◆ STATED GOAL ◆
Return a copy of each line that holds the string "picture".

◆ INFORMATION SUPPLIED ◆

** Start **

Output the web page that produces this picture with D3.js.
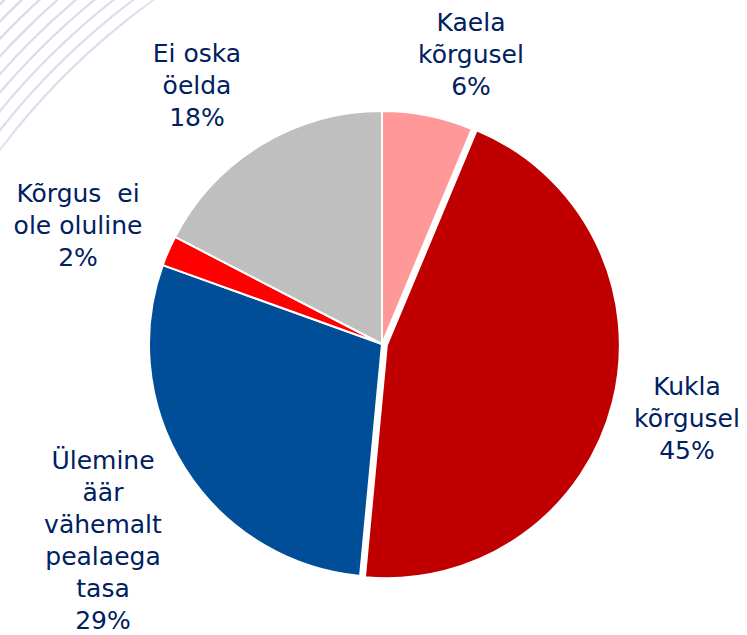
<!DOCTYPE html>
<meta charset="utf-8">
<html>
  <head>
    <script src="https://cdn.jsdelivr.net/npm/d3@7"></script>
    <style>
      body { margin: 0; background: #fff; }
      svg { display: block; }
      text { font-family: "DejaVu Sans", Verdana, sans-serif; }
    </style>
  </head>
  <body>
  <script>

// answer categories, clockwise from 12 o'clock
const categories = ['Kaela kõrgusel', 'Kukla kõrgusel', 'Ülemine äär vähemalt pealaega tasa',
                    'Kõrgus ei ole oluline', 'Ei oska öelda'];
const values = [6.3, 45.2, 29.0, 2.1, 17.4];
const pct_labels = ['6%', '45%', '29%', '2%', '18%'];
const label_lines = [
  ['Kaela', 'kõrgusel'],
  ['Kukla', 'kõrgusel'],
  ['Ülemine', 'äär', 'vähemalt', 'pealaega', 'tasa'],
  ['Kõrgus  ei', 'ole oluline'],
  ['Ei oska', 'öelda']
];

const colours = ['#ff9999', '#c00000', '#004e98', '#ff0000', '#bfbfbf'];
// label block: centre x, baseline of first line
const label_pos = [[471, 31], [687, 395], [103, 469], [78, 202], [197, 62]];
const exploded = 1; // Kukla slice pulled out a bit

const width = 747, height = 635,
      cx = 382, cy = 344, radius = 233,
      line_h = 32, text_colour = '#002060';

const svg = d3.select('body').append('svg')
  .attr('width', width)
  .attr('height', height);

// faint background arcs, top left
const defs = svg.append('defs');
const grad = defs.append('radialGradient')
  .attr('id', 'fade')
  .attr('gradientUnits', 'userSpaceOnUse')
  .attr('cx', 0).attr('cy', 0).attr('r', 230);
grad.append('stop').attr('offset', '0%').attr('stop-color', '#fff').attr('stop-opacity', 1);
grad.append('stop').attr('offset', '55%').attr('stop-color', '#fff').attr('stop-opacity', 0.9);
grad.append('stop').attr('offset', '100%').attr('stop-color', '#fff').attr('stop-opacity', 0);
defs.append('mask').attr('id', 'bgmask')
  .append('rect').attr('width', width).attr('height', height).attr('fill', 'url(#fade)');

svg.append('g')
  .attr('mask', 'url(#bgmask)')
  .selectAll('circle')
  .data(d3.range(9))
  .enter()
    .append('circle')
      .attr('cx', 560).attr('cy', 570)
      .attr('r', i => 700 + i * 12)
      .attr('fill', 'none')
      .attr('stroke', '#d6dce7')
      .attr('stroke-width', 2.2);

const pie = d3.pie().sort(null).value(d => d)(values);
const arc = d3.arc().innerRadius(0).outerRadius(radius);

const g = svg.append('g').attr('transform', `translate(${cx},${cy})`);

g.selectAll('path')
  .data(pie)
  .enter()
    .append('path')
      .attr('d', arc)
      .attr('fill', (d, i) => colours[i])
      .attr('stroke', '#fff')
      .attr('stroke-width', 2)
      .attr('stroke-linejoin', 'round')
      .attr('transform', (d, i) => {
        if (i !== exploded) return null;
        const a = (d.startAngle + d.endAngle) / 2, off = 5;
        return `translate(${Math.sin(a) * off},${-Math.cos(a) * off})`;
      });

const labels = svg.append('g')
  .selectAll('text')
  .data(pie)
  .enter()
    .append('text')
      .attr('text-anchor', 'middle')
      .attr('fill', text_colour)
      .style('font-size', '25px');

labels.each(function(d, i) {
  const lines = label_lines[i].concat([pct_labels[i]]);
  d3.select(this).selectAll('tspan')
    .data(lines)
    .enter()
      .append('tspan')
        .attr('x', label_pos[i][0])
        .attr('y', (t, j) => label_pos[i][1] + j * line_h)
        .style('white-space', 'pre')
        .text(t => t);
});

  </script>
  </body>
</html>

** End **

◆ REPLY ◆
Output the web page that produces this picture with D3.js.

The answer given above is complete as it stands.